Conversation with Tommy Davis while he?
??s got a hot pad on his leg in the trainer’s room:
“Tell me about the attitude toward me on the Pilots,” I said. “Don’t worry about my feelings. Lay it on the line.”
“If you promise not to tell anybody…”
“Not a soul. Not a single soul.”
“Well, my feeling was that the manager contributed to the guys thinking you were a weirdo. For instance, Joe would watch things that you did out on the field and he’d start laughing and making fun and naturally all the players took the lead from Joe. They laughed at you.

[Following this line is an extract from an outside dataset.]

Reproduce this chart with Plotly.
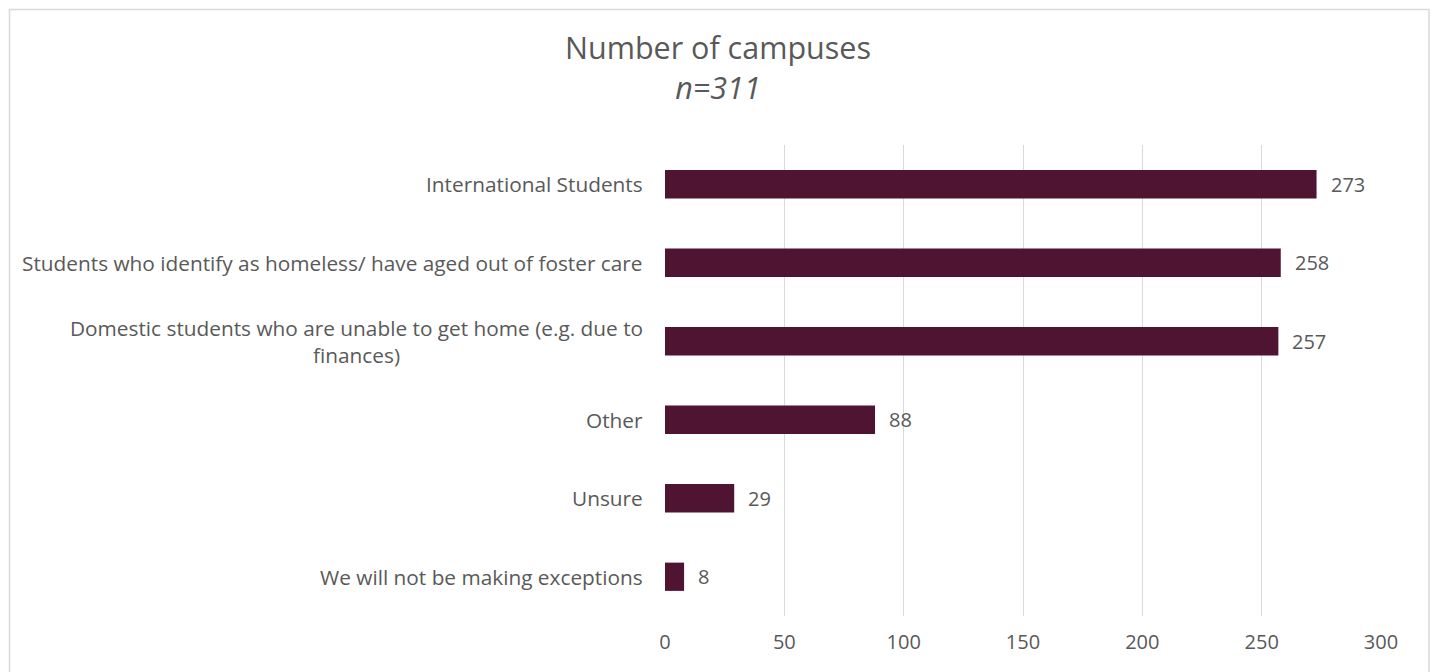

“I didn’t see anything funny. I thought, ‘Well, here’s a guy who’s got his own ideas. Some of them are certainly different, but hell, I respect him.’ That’s what Joe should have said. Joe could have said, ‘He’s always thinking, anyway. And boy, look at how hard he works.’ Instead he sort of smirked and laughed, and you know how players are. They smirked and laughed too.”
I suspected as much. Hovley. Marshall. Bouton. And another guy, real early on, Lou Piniella. Joe Schultz would have been a better manager if he understood more. Of course, if he understood more, he might not have been a manager.
I don’t want to be that harsh on Joe Schultz. I rather liked him and still do. And I thought he had the most character of anyone on the staff—and in the front office.
Don Wilson was sitting on the other side of Tommy Davis, so Tommy got to saying that it would be great to be young like Wilson, and I said, “Don, did you ever think that someday you’d be sitting on the bench with Tommy Davis? I mean the Tommy Davis, just talking to him as though, well as though he were some regular person? Did you ever think that?”
“I thought about it,” Wilson said. “I didn’t ever think it would be a big deal, though, and I was right.”